Airedale Symphony Orchestra, King’s Hall, Ilkley THE Airedale Symphony Orchestra’s string section could have been thinned down for a more idiomatic account of Schubert’s Rosamunde Overture.

Orchestral textures were too thick to capture the overture’s vivacious quality. The proportions were better suited to Beethoven’s piano concerto No 5 in E Flat the ‘Emperor’.

Young Yorkshire-born pianist William Green’s expressive playing in the central Adagio elicited a range of tonal colours. The transition into the Rondo finale was unduly prolonged but once there, Green was clearly in his element. This movement had rhythmic vitality illuminated by flashes of brilliance.

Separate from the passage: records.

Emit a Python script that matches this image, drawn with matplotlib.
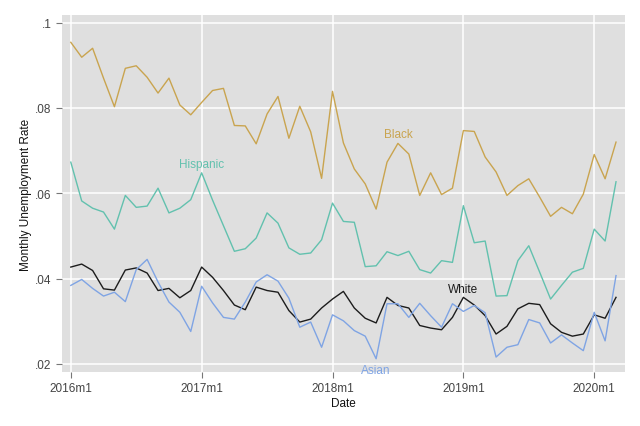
import numpy as np
import matplotlib
matplotlib.use("Agg")
import matplotlib.pyplot as plt

plt.rcParams['font.family'] = ['Liberation Sans', 'DejaVu Sans']

# Monthly unemployment rates, 2016m1 .. 2020m3
black = [0.0954, 0.0919, 0.0940, 0.0870, 0.0803, 0.0893, 0.0899, 0.0872, 0.0835, 0.0870,
         0.0807, 0.0784, 0.0813, 0.0841, 0.0846, 0.0759, 0.0758, 0.0716, 0.0786, 0.0827,
         0.0729, 0.0804, 0.0744, 0.0635, 0.0839, 0.0718, 0.0657, 0.0622, 0.0563, 0.0673,
         0.0717, 0.0692, 0.0595, 0.0648, 0.0597, 0.0612, 0.0747, 0.0745, 0.0685, 0.0650,
         0.0595, 0.0618, 0.0634, 0.0591, 0.0546, 0.0567, 0.0552, 0.0598, 0.0691, 0.0634,
         0.0720]
hispanic = [0.0673, 0.0582, 0.0565, 0.0556, 0.0516, 0.0595, 0.0567, 0.0570, 0.0612, 0.0554,
            0.0565, 0.0585, 0.0648, 0.0584, 0.0524, 0.0464, 0.0470, 0.0495, 0.0554, 0.0530,
            0.0472, 0.0457, 0.0460, 0.0491, 0.0577, 0.0534, 0.0532, 0.0428, 0.0430, 0.0463,
            0.0454, 0.0464, 0.0421, 0.0413, 0.0442, 0.0438, 0.0571, 0.0484, 0.0488, 0.0359,
            0.0360, 0.0442, 0.0477, 0.0415, 0.0352, 0.0384, 0.0415, 0.0424, 0.0516, 0.0488,
            0.0627]
white = [0.0427, 0.0434, 0.0419, 0.0376, 0.0373, 0.0420, 0.0425, 0.0413, 0.0372, 0.0377,
         0.0355, 0.0372, 0.0427, 0.0403, 0.0372, 0.0338, 0.0327, 0.0380, 0.0372, 0.0368,
         0.0325, 0.0298, 0.0305, 0.0331, 0.0352, 0.0370, 0.0331, 0.0307, 0.0296, 0.0356,
         0.0337, 0.0331, 0.0290, 0.0284, 0.0280, 0.0309, 0.0356, 0.0338, 0.0313, 0.0270,
         0.0288, 0.0329, 0.0342, 0.0339, 0.0294, 0.0274, 0.0265, 0.0270, 0.0315, 0.0307,
         0.0356]
asian = [0.0384, 0.0398, 0.0377, 0.0359, 0.0368, 0.0346, 0.0421, 0.0445, 0.0392, 0.0345,
         0.0321, 0.0276, 0.0382, 0.0343, 0.0309, 0.0305, 0.0345, 0.0392, 0.0409, 0.0394,
         0.0354, 0.0286, 0.0298, 0.0239, 0.0315, 0.0301, 0.0278, 0.0265, 0.0212, 0.0341,
         0.0341, 0.0309, 0.0342, 0.0313, 0.0286, 0.0341, 0.0323, 0.0337, 0.0320, 0.0216,
         0.0239, 0.0245, 0.0304, 0.0296, 0.0249, 0.0268, 0.0249, 0.0231, 0.0321, 0.0254,
         0.0407]

month = np.arange(len(black))  # 0 = 2016m1
xtick_pos = [0, 12, 24, 36, 48]
xtick_labels = ["2016m1", "2017m1", "2018m1", "2019m1", "2020m1"]
ytick_pos = [0.02, 0.04, 0.06, 0.08, 0.10]
ytick_labels = [".02", ".04", ".06", ".08", ".1"]

c_black = "#c9a44f"
c_hisp = "#62c1ae"
c_white = "#1c1c1c"
c_asian = "#7fa4e4"

fig = plt.figure(figsize=(6.4, 4.27), dpi=100)
ax = fig.add_axes([0.097, 0.1265, 0.880, 0.836])
ax.set_facecolor("#dfdfdf")

ax.plot(month, black, color=c_black, lw=1.0)
ax.plot(month, hispanic, color=c_hisp, lw=1.0)
ax.plot(month, white, color=c_white, lw=1.0)
ax.plot(month, asian, color=c_asian, lw=1.0)

# series labels placed inside the plot
ax.text(30, 0.0739, "Black", color=c_black, fontsize=8.5, ha="center", va="center")
ax.text(12, 0.0669, "Hispanic", color=c_hisp, fontsize=8.5, ha="center", va="center")
ax.text(36, 0.0376, "White", color=c_white, fontsize=8.5, ha="center", va="center")
ax.text(28, 0.0186, "Asian", color=c_asian, fontsize=8.5, ha="center", va="center")

ax.set_xlim(-0.8, 50.85)
ax.set_ylim(0.0181, 0.1018)
ax.set_xticks(xtick_pos)
ax.set_xticklabels(xtick_labels)
ax.set_yticks(ytick_pos)
ax.set_yticklabels(ytick_labels)
ax.grid(True, color="white", lw=1.1)
ax.set_axisbelow(True)
for s in ax.spines.values():
    s.set_visible(False)
ax.tick_params(axis="both", colors="#777777", labelcolor="#444444", labelsize=8.5,
               length=4, width=0.8)

ax.set_xlabel("Date", fontsize=8.5, color="#111111", labelpad=2)
ax.set_ylabel("Monthly Unemployment Rate", fontsize=8.5, color="#111111", labelpad=2)

fig.savefig("out.png", dpi=100, facecolor="white")
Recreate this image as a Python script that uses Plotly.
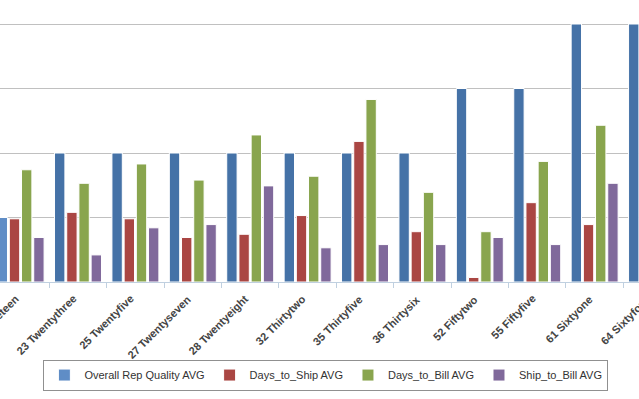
import plotly.graph_objects as go

categories = ["19 Nineteen", "23 Twentythree", "25 Twentyfive", "27 Twentyseven",
              "28 Twentyeight", "32 Thirtytwo", "35 Thirtyfive", "36 Thirtysix",
              "52 Fiftytwo", "55 Fiftyfive", "61 Sixtyone", "64 Sixtyfour"]

overall_rep_quality = [1, 2, 2, 2, 2, 2, 2, 2, 3, 3, 4, 4]
days_to_ship = [0.98, 1.08, 0.98, 0.69, 0.74, 1.03, 2.18, 0.78, 0.07, 1.23, 0.89, 1.0]
days_to_bill = [1.74, 1.53, 1.83, 1.58, 2.28, 1.64, 2.83, 1.39, 0.78, 1.87, 2.43, 2.0]
ship_to_bill = [0.69, 0.42, 0.84, 0.89, 1.49, 0.53, 0.58, 0.58, 0.69, 0.58, 1.53, 1.2]

series = [
    ("Overall Rep Quality AVG", overall_rep_quality, "#4572A7"),
    ("Days_to_Ship AVG", days_to_ship, "#AA4643"),
    ("Days_to_Bill AVG", days_to_bill, "#89A54E"),
    ("Ship_to_Bill AVG", ship_to_bill, "#80699B"),
]

W, H = 639, 399
x_range = [-0.359, 10.773]
y_range = [0, 4.031]

fig = go.Figure()
for i, (name, vals, color) in enumerate(series):
    colors = [color] * len(vals)
    if i == 0:
        colors[0] = "#5F8DC6"  # hovered point
    fig.add_trace(go.Bar(
        x=categories, y=vals, name=name,
        marker=dict(color=colors, line=dict(color="white", width=1)),
    ))

label_font = dict(family="Liberation Sans", size=11, color="#444444", weight="bold")

fig.update_layout(
    width=W, height=H,
    margin=dict(l=0, r=0, t=22, b=117, autoexpand=False),
    paper_bgcolor="white", plot_bgcolor="white",
    barmode="group", bargap=0.15, bargroupgap=0.15,
    showlegend=True,
    legend=dict(
        orientation="h", xref="container", yref="container",
        x=0.51, xanchor="center", y=0.06, yanchor="middle",
        bordercolor="#909090", borderwidth=1, bgcolor="white",
        font=dict(family="Liberation Sans", size=11, color="#333333"),
        traceorder="normal",
    ),
    xaxis=dict(
        type="category", range=x_range, automargin=False,
        showline=True, linecolor="#C0D0E0", linewidth=1,
        ticks="outside", ticklen=5, tickcolor="#C0D0E0", tickson="boundaries",
        showticklabels=False,
        showgrid=False, zeroline=False, fixedrange=True,
    ),
    yaxis=dict(
        range=y_range, showticklabels=False, ticks="", automargin=False,
        showgrid=True, gridcolor="#C0C0C0", gridwidth=1, dtick=1,
        zeroline=False, showline=False, fixedrange=True,
    ),
)

# rotated category labels (the last one sits one category step beyond the visible range)
px_per_cat = W / (x_range[1] - x_range[0])
for i, cat in enumerate(categories):
    anchor_cat = cat if i < len(categories) - 1 else categories[-2]
    extra = 0 if i < len(categories) - 1 else px_per_cat
    fig.add_annotation(
        x=anchor_cat, y=0, xref="x", yref="y",
        text=cat, showarrow=False, textangle=-45,
        xanchor="right", yanchor="top", xshift=3 + extra, yshift=-8,
        font=label_font,
    )

fig.write_html(
    "out.html",
    config={"displayModeBar": False},
    post_script="document.body.style.margin='0';document.body.style.overflow='hidden';",
)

After the interval it was Brahms’ Symphony No 1 in C minor.ASO conductor John Anderson’s measured tempo sustained the insistent drum beat in the dramatic opening. The serene Adagio was embellished by orchestra leader Jacqueline Cima’s solo violin. A third movement led into the tension-building final movement with its brass chorales and grand coda.

John Anderson and the ASO return to the King’s Hall on Sunday, June 28 with Ravel’s Daphnis and Chloe, Dvorak’s Violin Concerto and Mussorgsky’s Pictures at an Exhibition.